- _SUPPLIED MATERIAL_

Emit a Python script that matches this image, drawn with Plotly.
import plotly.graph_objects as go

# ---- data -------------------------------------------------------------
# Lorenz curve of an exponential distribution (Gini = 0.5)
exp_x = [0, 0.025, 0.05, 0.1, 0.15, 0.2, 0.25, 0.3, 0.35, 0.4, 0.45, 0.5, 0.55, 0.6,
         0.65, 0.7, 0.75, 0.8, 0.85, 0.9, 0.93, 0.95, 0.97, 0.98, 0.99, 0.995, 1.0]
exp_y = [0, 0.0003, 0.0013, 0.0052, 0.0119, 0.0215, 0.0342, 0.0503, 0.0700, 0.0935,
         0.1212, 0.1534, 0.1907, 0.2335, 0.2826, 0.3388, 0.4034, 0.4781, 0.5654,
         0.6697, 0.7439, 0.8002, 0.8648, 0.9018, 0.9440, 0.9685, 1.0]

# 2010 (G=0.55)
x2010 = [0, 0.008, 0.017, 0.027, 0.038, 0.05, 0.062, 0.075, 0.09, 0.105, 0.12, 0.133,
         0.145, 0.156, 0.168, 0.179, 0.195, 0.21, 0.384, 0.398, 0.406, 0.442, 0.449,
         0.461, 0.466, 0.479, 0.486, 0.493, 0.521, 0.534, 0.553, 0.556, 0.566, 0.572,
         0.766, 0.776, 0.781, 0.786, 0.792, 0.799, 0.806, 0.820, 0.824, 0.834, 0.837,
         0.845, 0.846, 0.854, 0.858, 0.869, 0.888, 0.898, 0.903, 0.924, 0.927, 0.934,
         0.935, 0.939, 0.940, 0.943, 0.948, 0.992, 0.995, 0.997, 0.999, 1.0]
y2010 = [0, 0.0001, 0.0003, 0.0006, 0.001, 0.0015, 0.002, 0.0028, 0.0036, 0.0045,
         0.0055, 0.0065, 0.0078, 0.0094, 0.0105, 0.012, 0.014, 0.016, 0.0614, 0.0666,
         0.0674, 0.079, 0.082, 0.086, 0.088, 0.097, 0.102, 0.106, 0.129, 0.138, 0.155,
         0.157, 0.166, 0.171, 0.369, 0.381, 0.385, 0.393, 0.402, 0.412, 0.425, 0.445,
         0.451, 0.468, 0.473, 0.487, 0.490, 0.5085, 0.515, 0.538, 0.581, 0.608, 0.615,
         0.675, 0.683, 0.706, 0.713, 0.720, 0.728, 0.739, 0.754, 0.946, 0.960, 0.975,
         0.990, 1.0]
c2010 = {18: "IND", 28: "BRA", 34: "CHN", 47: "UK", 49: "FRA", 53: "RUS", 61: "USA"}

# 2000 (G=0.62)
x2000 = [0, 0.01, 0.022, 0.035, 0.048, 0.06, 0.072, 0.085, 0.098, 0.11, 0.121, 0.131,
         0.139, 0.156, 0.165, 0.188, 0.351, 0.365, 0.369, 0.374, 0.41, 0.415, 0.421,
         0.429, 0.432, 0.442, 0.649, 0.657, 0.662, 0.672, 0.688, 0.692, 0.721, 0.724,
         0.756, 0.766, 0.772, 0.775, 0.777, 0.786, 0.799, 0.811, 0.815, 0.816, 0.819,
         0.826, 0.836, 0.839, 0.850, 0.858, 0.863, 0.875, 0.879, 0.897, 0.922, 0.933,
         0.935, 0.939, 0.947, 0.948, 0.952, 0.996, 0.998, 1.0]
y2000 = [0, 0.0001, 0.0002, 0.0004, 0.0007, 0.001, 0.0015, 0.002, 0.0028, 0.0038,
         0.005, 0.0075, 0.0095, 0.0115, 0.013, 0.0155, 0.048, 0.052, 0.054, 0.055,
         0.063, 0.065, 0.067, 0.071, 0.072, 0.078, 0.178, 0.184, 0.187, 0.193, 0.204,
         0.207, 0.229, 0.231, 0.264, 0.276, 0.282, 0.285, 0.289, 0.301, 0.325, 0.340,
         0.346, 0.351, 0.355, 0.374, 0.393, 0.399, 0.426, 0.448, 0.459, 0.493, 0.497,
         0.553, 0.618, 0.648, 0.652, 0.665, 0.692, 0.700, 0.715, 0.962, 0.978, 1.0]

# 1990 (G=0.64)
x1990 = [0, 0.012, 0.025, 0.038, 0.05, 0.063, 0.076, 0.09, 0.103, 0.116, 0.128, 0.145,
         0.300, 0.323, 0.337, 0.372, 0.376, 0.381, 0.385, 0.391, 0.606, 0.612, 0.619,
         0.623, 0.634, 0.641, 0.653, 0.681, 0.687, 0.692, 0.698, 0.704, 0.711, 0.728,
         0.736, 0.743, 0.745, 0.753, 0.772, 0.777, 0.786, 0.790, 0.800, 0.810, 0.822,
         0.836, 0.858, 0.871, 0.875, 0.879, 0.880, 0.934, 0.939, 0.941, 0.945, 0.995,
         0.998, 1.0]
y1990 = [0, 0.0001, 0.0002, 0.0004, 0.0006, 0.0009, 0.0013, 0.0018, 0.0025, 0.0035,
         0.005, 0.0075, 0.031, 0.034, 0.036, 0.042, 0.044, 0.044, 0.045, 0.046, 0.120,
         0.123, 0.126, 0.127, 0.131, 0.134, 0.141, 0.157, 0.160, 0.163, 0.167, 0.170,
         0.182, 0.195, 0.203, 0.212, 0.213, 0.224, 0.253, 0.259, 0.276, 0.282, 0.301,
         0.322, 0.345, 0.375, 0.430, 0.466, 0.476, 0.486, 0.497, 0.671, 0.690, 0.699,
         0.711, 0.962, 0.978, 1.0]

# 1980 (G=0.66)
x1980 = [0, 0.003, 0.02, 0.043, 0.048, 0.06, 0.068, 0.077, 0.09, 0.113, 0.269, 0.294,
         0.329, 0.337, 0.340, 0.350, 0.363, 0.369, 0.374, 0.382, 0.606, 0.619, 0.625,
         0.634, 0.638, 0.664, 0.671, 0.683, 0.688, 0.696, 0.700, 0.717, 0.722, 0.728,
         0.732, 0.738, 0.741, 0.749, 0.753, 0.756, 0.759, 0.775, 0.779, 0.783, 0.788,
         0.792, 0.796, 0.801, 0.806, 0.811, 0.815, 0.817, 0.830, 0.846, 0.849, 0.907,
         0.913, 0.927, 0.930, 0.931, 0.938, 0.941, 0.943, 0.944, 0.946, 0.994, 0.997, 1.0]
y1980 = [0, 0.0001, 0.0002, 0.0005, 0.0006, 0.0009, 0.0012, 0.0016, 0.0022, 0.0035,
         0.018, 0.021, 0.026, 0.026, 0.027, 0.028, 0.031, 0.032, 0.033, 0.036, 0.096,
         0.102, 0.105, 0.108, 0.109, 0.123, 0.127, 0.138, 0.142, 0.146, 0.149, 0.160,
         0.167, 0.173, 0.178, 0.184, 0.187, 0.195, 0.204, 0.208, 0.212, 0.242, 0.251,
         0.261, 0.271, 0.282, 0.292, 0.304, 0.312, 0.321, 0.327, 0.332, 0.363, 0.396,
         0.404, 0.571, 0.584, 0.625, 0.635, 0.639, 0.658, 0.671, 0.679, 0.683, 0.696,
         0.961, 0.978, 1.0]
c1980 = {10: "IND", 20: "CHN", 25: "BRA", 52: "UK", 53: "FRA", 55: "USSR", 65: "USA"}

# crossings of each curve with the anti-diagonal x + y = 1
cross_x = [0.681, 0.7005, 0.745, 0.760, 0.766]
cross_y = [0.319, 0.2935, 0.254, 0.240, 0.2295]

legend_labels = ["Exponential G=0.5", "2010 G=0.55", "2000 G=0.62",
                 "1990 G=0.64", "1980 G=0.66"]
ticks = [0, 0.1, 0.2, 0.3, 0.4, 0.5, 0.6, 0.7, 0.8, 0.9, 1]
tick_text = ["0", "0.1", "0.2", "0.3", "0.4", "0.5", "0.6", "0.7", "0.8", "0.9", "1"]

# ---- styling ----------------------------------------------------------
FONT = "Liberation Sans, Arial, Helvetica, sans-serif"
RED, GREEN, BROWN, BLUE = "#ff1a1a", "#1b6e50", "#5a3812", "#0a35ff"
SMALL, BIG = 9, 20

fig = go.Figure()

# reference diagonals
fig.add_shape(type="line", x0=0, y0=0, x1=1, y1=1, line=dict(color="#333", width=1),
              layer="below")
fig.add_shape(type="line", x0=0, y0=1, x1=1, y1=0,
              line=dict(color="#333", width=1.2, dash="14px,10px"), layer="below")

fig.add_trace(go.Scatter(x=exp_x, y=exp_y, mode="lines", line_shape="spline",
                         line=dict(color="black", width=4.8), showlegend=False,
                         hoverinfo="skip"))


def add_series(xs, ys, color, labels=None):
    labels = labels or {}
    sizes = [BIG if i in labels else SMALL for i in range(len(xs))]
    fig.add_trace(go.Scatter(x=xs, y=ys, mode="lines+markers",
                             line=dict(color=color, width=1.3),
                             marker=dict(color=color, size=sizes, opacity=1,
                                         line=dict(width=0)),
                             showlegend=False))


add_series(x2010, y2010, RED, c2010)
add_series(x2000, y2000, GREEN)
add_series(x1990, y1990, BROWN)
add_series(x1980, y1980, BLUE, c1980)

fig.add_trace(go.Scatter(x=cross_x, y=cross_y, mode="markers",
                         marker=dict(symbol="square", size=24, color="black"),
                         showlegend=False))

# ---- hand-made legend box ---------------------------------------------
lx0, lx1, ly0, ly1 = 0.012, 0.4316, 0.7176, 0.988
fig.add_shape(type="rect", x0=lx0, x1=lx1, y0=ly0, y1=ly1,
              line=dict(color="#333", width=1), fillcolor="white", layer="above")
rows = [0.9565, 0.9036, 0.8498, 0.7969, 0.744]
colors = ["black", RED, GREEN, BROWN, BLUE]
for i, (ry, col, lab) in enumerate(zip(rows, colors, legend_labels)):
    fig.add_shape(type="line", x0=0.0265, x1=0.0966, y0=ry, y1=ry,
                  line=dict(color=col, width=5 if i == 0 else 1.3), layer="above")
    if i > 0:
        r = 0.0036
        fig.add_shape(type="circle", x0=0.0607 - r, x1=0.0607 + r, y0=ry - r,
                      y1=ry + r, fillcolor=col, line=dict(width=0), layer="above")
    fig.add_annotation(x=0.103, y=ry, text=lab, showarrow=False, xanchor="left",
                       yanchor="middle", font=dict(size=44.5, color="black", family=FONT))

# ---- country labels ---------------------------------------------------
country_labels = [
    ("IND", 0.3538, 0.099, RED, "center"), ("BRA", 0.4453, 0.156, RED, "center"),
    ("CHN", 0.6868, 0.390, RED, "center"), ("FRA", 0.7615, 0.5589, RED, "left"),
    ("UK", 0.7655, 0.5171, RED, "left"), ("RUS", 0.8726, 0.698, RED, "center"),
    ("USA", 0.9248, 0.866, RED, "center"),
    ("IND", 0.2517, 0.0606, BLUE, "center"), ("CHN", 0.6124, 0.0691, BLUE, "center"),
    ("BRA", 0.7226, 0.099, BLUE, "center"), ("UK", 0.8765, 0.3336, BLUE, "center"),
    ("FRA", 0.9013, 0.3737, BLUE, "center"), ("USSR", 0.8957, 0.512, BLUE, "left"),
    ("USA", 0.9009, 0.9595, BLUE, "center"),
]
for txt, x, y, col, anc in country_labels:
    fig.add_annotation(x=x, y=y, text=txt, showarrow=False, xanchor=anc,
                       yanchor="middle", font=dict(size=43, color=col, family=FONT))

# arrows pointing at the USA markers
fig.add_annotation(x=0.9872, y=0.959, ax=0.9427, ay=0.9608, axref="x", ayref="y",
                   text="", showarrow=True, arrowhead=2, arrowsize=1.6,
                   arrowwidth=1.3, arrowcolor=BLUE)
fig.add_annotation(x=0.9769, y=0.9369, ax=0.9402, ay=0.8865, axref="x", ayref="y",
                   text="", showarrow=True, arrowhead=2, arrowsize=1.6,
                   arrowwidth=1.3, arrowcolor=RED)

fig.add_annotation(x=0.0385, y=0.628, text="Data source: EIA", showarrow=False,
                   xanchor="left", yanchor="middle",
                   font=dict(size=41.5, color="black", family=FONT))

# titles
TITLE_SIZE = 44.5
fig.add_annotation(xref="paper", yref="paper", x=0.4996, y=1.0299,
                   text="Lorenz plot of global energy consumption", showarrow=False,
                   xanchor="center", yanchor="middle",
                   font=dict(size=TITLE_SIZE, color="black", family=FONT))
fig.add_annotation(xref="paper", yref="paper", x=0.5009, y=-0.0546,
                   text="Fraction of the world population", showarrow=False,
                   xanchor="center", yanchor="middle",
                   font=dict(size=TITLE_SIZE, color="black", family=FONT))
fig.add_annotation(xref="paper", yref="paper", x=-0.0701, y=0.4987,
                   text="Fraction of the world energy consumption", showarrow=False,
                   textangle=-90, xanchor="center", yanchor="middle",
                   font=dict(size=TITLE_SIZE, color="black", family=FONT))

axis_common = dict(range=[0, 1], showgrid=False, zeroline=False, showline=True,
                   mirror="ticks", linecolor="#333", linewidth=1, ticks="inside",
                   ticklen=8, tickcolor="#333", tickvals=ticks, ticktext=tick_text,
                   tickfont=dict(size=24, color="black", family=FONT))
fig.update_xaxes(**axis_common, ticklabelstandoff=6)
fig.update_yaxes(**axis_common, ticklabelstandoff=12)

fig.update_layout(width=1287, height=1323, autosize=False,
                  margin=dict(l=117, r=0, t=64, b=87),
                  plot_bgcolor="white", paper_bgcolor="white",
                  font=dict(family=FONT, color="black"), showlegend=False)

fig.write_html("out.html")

- _YOUR OBJECTIVE_
Scan the material above for the string "with" and report each line where you find it.

- _RESULT FOR THIS TASK_
Emit a Python script that matches this image, drawn with Plotly.
# crossings of each curve with the anti-diagonal x + y = 1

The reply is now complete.